── The records
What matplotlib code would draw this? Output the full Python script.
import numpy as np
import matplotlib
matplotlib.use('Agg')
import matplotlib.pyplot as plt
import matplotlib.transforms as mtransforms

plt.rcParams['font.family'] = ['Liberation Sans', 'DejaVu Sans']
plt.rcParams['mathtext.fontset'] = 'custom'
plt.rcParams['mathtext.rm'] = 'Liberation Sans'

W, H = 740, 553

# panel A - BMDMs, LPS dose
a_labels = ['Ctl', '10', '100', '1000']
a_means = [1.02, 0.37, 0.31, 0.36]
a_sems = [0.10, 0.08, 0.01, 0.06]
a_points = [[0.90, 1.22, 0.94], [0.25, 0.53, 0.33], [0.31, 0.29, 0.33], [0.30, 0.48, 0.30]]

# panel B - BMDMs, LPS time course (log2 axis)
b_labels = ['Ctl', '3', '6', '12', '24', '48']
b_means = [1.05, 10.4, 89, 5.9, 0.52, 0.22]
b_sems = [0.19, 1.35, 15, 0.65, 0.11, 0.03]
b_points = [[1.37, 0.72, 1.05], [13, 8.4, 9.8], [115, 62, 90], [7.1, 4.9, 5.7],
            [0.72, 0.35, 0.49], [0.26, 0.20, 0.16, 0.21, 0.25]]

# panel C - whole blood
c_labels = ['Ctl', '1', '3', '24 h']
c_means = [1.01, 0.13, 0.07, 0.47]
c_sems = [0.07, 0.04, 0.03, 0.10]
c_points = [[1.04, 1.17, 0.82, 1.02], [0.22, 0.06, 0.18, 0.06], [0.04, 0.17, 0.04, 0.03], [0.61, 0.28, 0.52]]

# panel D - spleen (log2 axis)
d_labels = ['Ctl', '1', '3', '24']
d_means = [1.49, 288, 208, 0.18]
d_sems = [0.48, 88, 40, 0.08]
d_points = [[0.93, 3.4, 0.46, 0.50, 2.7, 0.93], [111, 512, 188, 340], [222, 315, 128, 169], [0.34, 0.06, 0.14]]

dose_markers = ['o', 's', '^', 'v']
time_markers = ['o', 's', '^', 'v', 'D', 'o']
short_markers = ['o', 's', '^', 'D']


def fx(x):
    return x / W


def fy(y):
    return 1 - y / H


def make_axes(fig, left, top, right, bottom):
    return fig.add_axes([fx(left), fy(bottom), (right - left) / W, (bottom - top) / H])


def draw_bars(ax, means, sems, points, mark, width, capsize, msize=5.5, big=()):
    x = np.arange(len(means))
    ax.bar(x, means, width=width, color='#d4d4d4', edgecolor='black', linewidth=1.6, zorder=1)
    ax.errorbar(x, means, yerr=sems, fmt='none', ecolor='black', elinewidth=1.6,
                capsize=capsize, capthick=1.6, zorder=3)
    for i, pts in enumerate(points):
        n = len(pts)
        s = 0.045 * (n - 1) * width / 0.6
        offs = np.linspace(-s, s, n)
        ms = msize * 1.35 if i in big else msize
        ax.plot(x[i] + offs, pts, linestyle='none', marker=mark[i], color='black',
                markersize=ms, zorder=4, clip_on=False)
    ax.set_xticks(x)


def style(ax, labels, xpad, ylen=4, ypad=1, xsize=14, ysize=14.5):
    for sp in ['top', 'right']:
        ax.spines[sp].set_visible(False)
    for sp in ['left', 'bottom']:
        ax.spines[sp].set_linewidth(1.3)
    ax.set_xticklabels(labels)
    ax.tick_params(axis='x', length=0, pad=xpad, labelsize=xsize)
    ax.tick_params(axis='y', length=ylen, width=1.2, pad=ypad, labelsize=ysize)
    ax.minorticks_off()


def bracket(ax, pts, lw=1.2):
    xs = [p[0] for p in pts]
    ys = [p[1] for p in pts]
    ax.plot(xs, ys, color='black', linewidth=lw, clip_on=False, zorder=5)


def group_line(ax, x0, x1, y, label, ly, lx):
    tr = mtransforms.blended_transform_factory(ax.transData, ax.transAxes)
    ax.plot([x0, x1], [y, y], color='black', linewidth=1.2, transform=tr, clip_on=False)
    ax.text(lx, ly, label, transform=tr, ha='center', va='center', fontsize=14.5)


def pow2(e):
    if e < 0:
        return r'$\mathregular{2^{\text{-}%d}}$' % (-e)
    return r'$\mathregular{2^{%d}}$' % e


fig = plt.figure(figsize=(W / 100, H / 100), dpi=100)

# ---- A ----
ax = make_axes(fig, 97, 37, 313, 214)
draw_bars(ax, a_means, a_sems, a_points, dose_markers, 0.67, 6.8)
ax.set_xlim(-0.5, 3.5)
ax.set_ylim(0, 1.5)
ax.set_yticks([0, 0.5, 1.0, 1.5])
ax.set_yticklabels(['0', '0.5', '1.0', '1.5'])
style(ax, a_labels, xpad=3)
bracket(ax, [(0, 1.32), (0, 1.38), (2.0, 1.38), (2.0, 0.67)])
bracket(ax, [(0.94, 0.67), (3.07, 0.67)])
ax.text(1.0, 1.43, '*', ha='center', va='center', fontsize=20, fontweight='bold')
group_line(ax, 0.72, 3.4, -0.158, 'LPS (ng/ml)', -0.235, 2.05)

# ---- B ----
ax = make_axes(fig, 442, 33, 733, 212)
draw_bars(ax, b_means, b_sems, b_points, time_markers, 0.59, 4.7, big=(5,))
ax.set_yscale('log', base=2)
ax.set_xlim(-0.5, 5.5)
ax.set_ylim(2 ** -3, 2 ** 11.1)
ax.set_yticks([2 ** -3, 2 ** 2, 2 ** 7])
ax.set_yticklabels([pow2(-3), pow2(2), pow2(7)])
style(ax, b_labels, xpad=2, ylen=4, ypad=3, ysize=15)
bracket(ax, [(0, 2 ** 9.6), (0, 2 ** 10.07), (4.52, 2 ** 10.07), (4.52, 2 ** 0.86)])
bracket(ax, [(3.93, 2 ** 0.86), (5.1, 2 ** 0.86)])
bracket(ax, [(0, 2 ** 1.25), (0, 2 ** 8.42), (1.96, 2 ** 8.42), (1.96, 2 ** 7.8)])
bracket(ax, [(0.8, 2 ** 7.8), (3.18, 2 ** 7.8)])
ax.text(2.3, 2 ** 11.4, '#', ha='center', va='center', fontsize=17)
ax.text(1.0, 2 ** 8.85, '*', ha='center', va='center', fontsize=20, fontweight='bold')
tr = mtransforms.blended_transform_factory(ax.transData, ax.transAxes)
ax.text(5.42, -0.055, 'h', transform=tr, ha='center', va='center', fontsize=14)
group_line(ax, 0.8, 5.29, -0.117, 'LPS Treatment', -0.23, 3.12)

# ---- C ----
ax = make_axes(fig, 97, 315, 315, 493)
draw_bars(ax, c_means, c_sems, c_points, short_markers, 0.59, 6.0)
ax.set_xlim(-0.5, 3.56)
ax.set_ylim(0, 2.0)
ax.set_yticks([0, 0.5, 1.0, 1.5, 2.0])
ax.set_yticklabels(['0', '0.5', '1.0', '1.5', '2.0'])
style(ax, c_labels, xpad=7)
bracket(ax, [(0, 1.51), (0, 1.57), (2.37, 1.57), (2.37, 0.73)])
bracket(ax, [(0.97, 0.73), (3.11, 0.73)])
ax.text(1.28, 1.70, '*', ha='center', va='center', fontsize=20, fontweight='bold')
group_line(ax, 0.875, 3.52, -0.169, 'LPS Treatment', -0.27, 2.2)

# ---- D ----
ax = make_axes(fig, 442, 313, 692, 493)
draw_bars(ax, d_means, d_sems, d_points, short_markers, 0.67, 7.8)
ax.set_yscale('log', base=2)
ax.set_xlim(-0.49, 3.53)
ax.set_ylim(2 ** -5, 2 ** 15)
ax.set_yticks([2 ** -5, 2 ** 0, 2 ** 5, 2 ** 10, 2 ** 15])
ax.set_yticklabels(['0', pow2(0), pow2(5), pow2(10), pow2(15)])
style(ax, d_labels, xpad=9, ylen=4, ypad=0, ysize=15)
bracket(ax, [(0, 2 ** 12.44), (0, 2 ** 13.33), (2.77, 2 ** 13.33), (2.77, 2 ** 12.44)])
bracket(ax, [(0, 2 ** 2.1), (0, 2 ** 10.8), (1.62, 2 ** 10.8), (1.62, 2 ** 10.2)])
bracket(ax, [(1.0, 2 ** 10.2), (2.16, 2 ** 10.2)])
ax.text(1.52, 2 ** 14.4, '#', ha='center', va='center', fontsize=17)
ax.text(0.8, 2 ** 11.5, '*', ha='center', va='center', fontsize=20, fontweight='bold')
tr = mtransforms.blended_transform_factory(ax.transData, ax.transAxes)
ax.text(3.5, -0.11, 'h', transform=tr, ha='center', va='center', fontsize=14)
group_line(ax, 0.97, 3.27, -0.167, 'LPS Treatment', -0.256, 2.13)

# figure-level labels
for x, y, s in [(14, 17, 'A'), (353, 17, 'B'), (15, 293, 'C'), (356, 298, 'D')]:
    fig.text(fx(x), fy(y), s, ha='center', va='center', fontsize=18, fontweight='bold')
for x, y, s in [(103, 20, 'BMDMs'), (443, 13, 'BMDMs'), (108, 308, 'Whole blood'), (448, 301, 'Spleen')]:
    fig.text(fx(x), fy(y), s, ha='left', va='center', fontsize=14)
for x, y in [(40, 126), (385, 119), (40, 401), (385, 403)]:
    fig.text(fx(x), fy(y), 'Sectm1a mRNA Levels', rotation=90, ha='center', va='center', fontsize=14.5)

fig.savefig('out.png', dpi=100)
────
── The records
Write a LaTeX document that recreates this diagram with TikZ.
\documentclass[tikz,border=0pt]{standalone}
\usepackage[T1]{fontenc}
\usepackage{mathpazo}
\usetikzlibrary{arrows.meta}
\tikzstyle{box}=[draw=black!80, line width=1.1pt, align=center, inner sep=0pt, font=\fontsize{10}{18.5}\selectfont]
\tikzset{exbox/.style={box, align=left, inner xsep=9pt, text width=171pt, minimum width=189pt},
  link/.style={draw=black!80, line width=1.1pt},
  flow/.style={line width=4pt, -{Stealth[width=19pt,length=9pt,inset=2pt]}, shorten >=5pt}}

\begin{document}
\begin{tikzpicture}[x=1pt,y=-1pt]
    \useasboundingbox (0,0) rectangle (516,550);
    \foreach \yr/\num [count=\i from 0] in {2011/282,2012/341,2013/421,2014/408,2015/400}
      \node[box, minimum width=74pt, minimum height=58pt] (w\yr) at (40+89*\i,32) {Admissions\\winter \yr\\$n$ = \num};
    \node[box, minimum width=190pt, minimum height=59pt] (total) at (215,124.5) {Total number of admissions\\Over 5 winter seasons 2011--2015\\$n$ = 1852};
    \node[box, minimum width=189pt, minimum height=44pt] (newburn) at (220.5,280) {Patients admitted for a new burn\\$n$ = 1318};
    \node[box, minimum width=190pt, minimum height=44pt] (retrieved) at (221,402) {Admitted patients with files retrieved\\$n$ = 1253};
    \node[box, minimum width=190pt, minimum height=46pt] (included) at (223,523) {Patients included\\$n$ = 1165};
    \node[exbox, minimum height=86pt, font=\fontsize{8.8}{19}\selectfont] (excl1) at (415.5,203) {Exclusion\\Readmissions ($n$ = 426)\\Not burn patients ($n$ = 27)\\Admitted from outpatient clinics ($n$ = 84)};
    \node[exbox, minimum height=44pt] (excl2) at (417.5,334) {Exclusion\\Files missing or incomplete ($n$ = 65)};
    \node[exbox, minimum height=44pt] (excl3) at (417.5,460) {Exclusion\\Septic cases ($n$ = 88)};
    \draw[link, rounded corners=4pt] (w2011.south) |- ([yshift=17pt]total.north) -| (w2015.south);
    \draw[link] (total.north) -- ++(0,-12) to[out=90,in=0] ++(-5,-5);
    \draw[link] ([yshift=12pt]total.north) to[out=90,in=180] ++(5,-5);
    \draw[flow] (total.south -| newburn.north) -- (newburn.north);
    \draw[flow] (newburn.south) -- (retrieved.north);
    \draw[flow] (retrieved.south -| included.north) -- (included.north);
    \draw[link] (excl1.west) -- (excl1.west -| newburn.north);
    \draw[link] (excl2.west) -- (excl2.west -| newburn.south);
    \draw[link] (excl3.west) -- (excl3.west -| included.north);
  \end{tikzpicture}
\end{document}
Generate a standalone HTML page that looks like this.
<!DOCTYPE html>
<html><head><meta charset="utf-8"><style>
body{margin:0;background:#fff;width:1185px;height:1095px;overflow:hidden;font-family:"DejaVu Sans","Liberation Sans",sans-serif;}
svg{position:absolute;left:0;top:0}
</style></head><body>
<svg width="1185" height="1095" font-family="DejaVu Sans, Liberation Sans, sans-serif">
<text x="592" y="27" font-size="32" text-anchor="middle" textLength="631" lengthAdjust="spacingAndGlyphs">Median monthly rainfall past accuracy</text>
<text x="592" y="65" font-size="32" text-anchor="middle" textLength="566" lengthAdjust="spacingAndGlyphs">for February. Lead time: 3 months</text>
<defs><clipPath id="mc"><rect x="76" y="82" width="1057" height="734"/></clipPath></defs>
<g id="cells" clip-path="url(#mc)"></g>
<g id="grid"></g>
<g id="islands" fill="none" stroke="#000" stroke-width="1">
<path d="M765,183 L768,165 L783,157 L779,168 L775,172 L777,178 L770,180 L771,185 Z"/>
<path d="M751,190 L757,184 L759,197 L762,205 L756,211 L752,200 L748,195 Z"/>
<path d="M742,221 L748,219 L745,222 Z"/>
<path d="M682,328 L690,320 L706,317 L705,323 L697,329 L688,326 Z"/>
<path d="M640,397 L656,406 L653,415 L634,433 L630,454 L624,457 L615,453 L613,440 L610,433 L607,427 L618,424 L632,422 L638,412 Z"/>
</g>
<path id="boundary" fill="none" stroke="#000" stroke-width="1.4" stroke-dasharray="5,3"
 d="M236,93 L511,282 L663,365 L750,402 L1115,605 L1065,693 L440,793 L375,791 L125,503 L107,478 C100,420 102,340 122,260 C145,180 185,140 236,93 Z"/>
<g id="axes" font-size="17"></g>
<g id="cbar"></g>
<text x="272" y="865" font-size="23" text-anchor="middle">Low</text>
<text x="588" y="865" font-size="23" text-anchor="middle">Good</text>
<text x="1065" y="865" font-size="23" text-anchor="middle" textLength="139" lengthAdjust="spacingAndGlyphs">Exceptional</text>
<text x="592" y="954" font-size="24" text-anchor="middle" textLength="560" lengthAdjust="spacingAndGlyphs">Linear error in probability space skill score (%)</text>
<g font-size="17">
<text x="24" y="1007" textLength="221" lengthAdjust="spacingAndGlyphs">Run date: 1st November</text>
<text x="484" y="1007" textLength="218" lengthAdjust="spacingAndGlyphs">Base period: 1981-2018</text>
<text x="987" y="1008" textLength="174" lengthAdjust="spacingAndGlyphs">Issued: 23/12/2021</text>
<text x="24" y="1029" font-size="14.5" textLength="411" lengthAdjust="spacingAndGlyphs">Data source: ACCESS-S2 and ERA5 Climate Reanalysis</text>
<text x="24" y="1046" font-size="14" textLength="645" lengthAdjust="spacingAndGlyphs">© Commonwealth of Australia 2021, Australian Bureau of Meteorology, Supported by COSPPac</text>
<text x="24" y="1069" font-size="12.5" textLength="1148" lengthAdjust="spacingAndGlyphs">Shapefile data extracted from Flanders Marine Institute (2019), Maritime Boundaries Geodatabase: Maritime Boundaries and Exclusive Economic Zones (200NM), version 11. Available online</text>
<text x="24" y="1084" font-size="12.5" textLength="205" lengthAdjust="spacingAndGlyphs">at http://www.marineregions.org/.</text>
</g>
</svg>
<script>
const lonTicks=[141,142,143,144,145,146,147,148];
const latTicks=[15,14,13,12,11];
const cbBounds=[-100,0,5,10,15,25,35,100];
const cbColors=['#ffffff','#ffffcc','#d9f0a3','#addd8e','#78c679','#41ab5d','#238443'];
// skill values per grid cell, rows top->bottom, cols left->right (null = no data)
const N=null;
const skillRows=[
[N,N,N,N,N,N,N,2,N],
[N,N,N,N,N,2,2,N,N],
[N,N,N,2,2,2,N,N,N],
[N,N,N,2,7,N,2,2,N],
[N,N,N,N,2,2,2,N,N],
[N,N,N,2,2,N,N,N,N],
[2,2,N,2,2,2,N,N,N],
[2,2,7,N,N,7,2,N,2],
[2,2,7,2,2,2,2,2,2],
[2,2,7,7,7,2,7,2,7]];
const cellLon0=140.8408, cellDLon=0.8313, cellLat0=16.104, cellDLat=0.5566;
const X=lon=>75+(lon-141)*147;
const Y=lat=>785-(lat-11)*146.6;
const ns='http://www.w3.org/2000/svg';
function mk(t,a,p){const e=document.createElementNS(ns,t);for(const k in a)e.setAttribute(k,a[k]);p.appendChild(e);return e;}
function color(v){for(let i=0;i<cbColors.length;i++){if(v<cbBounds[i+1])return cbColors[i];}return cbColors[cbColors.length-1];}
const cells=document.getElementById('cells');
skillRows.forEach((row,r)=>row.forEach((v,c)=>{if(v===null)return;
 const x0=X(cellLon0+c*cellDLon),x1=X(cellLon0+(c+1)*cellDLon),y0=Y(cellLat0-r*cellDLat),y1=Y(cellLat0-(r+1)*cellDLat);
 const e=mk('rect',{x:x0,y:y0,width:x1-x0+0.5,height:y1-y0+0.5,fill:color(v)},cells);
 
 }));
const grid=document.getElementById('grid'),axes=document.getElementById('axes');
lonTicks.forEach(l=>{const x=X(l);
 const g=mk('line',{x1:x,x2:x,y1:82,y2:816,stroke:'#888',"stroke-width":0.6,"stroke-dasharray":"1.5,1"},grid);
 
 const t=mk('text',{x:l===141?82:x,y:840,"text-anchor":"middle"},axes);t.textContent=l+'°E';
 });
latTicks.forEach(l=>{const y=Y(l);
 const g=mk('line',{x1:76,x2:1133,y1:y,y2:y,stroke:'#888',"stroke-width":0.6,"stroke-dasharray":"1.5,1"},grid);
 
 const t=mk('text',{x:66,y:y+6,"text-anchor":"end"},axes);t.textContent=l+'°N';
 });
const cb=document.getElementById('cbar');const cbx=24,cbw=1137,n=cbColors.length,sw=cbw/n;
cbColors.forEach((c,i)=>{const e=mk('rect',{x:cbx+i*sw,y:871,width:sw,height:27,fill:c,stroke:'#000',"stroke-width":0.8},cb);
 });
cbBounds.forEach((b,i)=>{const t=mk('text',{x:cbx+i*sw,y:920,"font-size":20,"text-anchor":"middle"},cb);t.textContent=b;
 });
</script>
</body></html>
────
── The records
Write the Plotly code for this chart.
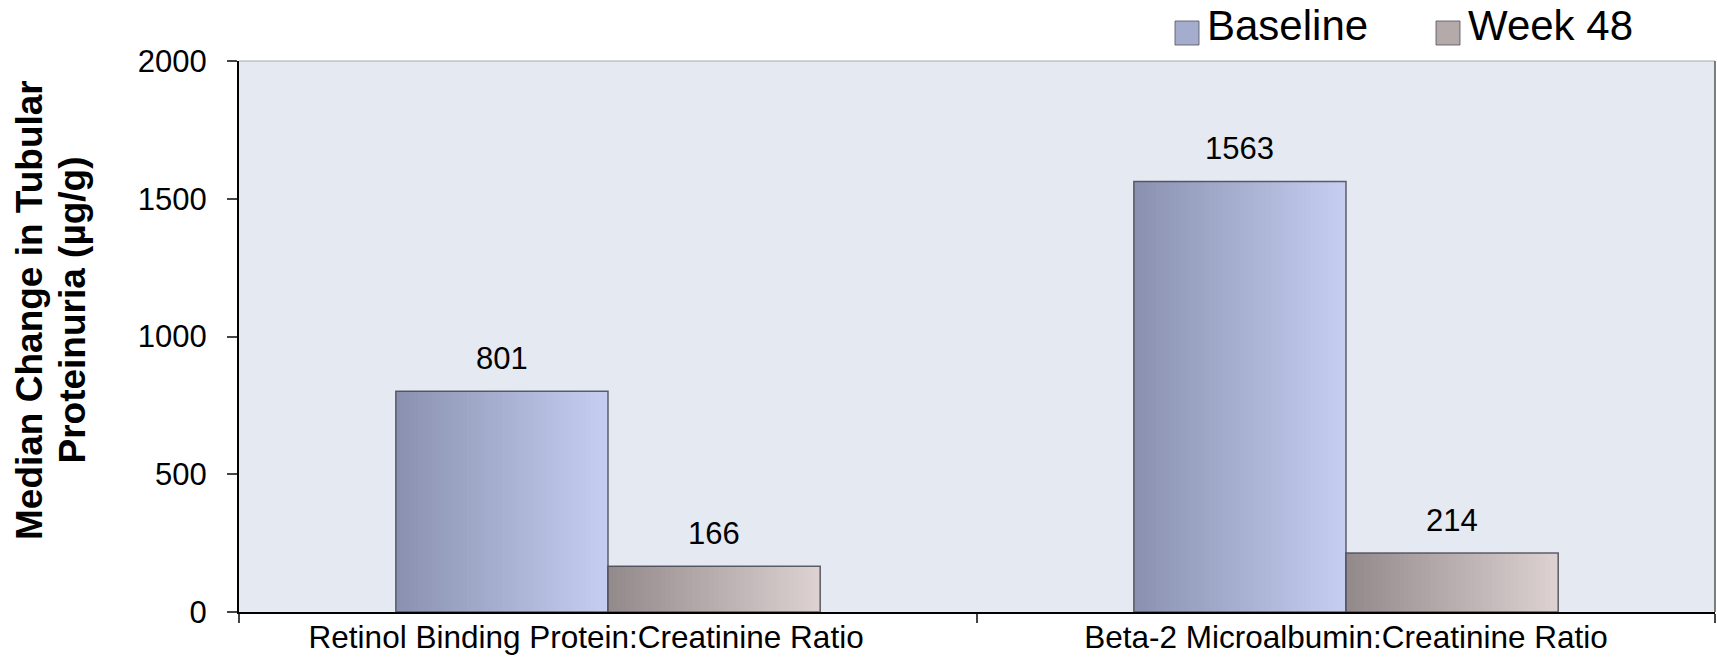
────
● Goal
Above are the records. Copy the lines beginning at the one that has "What matplotlib code" and ending with the one that has "[0.34, 0.06, 0.14]]", unchanged.

● Answer to the task
What matplotlib code would draw this? Output the full Python script.
import numpy as np
import matplotlib
matplotlib.use('Agg')
import matplotlib.pyplot as plt
import matplotlib.transforms as mtransforms

plt.rcParams['font.family'] = ['Liberation Sans', 'DejaVu Sans']
plt.rcParams['mathtext.fontset'] = 'custom'
plt.rcParams['mathtext.rm'] = 'Liberation Sans'

W, H = 740, 553

# panel A - BMDMs, LPS dose
a_labels = ['Ctl', '10', '100', '1000']
a_means = [1.02, 0.37, 0.31, 0.36]
a_sems = [0.10, 0.08, 0.01, 0.06]
a_points = [[0.90, 1.22, 0.94], [0.25, 0.53, 0.33], [0.31, 0.29, 0.33], [0.30, 0.48, 0.30]]

# panel B - BMDMs, LPS time course (log2 axis)
b_labels = ['Ctl', '3', '6', '12', '24', '48']
b_means = [1.05, 10.4, 89, 5.9, 0.52, 0.22]
b_sems = [0.19, 1.35, 15, 0.65, 0.11, 0.03]
b_points = [[1.37, 0.72, 1.05], [13, 8.4, 9.8], [115, 62, 90], [7.1, 4.9, 5.7],
            [0.72, 0.35, 0.49], [0.26, 0.20, 0.16, 0.21, 0.25]]

# panel C - whole blood
c_labels = ['Ctl', '1', '3', '24 h']
c_means = [1.01, 0.13, 0.07, 0.47]
c_sems = [0.07, 0.04, 0.03, 0.10]
c_points = [[1.04, 1.17, 0.82, 1.02], [0.22, 0.06, 0.18, 0.06], [0.04, 0.17, 0.04, 0.03], [0.61, 0.28, 0.52]]

# panel D - spleen (log2 axis)
d_labels = ['Ctl', '1', '3', '24']
d_means = [1.49, 288, 208, 0.18]
d_sems = [0.48, 88, 40, 0.08]
d_points = [[0.93, 3.4, 0.46, 0.50, 2.7, 0.93], [111, 512, 188, 340], [222, 315, 128, 169], [0.34, 0.06, 0.14]]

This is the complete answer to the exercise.